El COVID-19 ha traído otra epidemia: la de los epidemiólogos del teclado. Son los mismos que antes del virus eran capitanes de reserva, constitucionalistas a destajo y profundos conocedores de la seguridad ciudadana. Son quienes decían saber de fútbol más que Guardiola, cocinar mejor que Gastón y ser más ingeniosos que el propio Gabo. Su última especialización es la salud pública. Nada menos.
Apoyados en la ligereza de sus dedos debaten con presunta agudeza sobre las cualidades de las pruebas moleculares, destacan los supuestos beneficios de las gárgaras con agua y sal para contener el virus, y critican a quienes están a favor del aislamiento social porque -lo ha dicho Trump- eso detendrá la economía.
Que no se crea, por favor, que estoy en contra de la discusión y a favor del pensamiento único. Nada de eso. Pero entiendo que para participar en un debate se requieren argumentos, hechos, sustento, lo que en cristiano se llama carnecita.

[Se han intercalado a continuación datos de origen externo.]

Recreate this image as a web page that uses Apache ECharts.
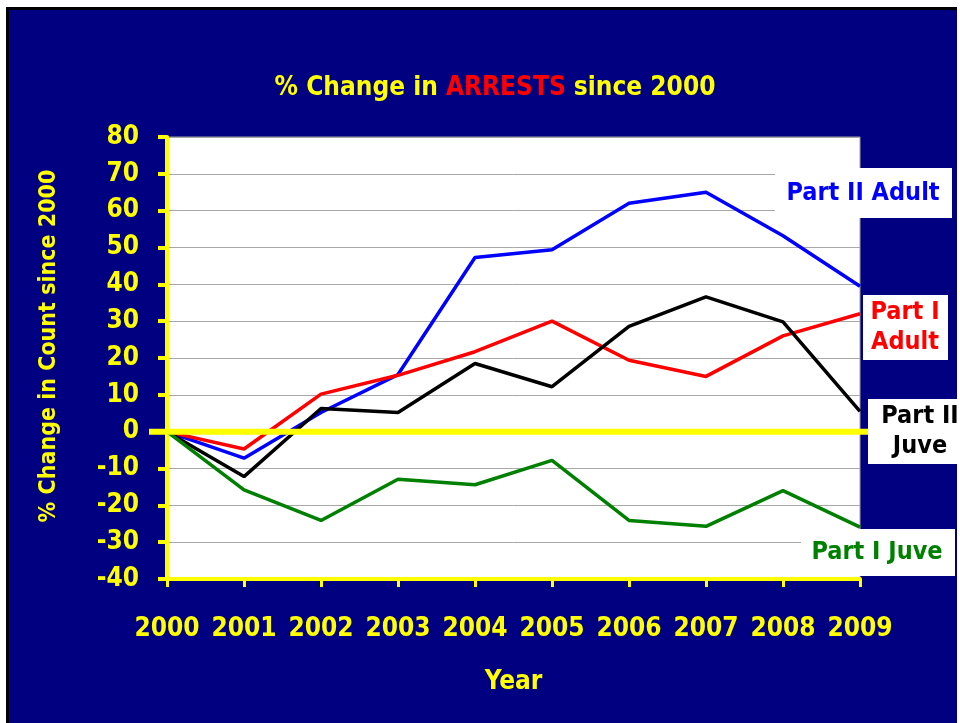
<!DOCTYPE html>
<html>
<head>
<meta charset="utf-8">
<script src="https://cdn.jsdelivr.net/npm/echarts@6/dist/echarts.min.js"></script>
<style>
  html, body { margin: 0; padding: 0; background: #fff; }
  .frame {
    position: absolute; left: 6px; top: 7px; width: 951px; height: 716px;
    box-sizing: border-box; background: #000080;
    border-left: 3px solid #000; border-top: 3px solid #000;
  }
  #main { position: absolute; left: 0; top: 0; width: 960px; height: 723px; }
</style>
</head>
<body>
<div class="frame"></div>
<div id="main"></div>
<script>
// years on the x axis
const years = ['2000', '2001', '2002', '2003', '2004', '2005', '2006', '2007', '2008', '2009']

// % change since 2000
const partIIAdult = [0, -7.2, 5.2, 15.5, 47.3, 49.4, 62, 65, 53.2, 39.5]
const partIAdult = [0, -4.7, 10.2, 15.3, 21.7, 30, 19.4, 15, 26, 32]
const partIIJuve = [0, -12.2, 6.3, 5.2, 18.5, 12.2, 28.6, 36.6, 29.8, 5.5]
const partIJuve = [0, -15.8, -24.1, -12.9, -14.4, -7.8, -24.1, -25.7, -16, -25.9]

const font = '"Comic Sans MS", "DejaVu Sans Condensed", "DejaVu Sans", sans-serif'
const yellow = '#ffff00'

var chartDom = document.getElementById('main')
var myChart = echarts.init(chartDom)

const line = (name, data, color) => ({
  name: name,
  type: 'line',
  data: data,
  symbol: 'none',
  lineStyle: { color: color, width: 3.5 },
  z: 3,
})

// white boxes with the series names on the right
const label = (x, y, w, h, lines, color, cx) => [
  {
    type: 'rect', z: 100,
    shape: { x: x, y: y, width: w, height: h },
    style: { fill: '#fff' },
  },
  {
    type: 'text', z: 101,
    x: cx, y: y + h / 2,
    style: {
      text: lines.join('\n'), fill: color, font: 'bold 25px ' + font,
      align: 'center', verticalAlign: 'middle', lineHeight: 30,
    },
  },
]

var option = {
  backgroundColor: 'transparent',
  title: {
    text: '{y|% Change in }{r|ARRESTS}{y| since 2000}',
    left: 490,
    top: 70,
    textAlign: 'center',
    textStyle: {
      rich: {
        y: { color: yellow, fontSize: 26, fontWeight: 'bold', fontFamily: font },
        r: { color: '#ff0000', fontSize: 26, fontWeight: 'bold', fontFamily: font },
      },
    },
  },
  grid: {
    left: 167,
    right: 100,
    top: 137,
    bottom: 144,
    show: true,
    backgroundColor: '#fff',
    borderColor: '#a0a0a0',
    borderWidth: 1,
  },
  xAxis: {
    type: 'category',
    data: years,
    boundaryGap: false,
    name: 'Year',
    nameLocation: 'middle',
    nameGap: 90,
    nameTextStyle: { color: yellow, fontSize: 26, fontWeight: 'bold', fontFamily: font },
    axisLine: { onZero: false, lineStyle: { color: yellow, width: 4 } },
    axisTick: { show: true, interval: 0, length: 8, lineStyle: { color: yellow, width: 3 } },
    axisLabel: {
      interval: 0, hideOverlap: false,
      color: yellow, fontSize: 26, fontWeight: 'bold', fontFamily: font, margin: 37,
    },
    splitLine: { show: false },
  },
  yAxis: {
    type: 'value',
    min: -40,
    max: 80,
    interval: 10,
    name: '% Change in Count since 2000',
    nameLocation: 'middle',
    nameRotate: 90,
    nameGap: 106,
    nameTextStyle: {
      color: yellow, fontSize: 23, fontWeight: 'bold', fontFamily: font,
      padding: [0, 0, 0, 24],
    },
    axisLine: { show: true, lineStyle: { color: yellow, width: 4 } },
    axisTick: { show: true, inside: false, length: 9, lineStyle: { color: yellow, width: 4 } },
    axisLabel: { color: yellow, fontSize: 26, fontWeight: 'bold', fontFamily: font, margin: 28 },
    splitLine: { show: true, lineStyle: { color: '#a8a8a8', width: 1 } },
  },
  series: [
    line('Part II Adult', partIIAdult, '#0000ff'),
    line('Part I Adult', partIAdult, '#ff0000'),
    line('Part II Juve', partIIJuve, '#000000'),
    line('Part I Juve', partIJuve, '#008000'),
  ],
  graphic: [].concat(
    label(775, 168, 177, 50, ['Part II Adult'], '#0000ff', 863),
    label(863, 295, 85, 65, ['Part I', 'Adult'], '#ff0000', 905),
    label(868, 399, 92, 65, ['Part II', 'Juve'], '#000000', 920),
    label(801, 529, 154, 47, ['Part I Juve'], '#008000', 877)
  ),
}

option && myChart.setOption(option)

// thick yellow zero line, running a little past both sides of the plot
const y0 = myChart.convertToPixel({ yAxisIndex: 0 }, 0)
myChart.setOption({
  graphic: option.graphic.concat([
    {
      type: 'line', z: 90,
      shape: { x1: 149, y1: y0, x2: 868, y2: y0 },
      style: { stroke: yellow, lineWidth: 6 },
    },
  ]),
})
</script>
</body>
</html>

Para ello se lee, se investiga, se acude a fuentes válidas y no solo a quien tiene un pensamiento parecido. De lo contrario es un desperdicio de saliva (sin mascarilla) entre arrogantes sin remedio.
Hoy, según coinciden diversas fuentes, se anunciará la prolongación del período de aislamiento social. El incumplimiento de las medidas restrictivas no habría detenido la curva de contagios y, como ha ocurrido en España, tendremos que seguir en casa un tiempo más.
Muchos siguen sin calibrar la dimensión de lo que estamos viviendo. Ojalá que cuando lo hagan no sea demasiado tarde.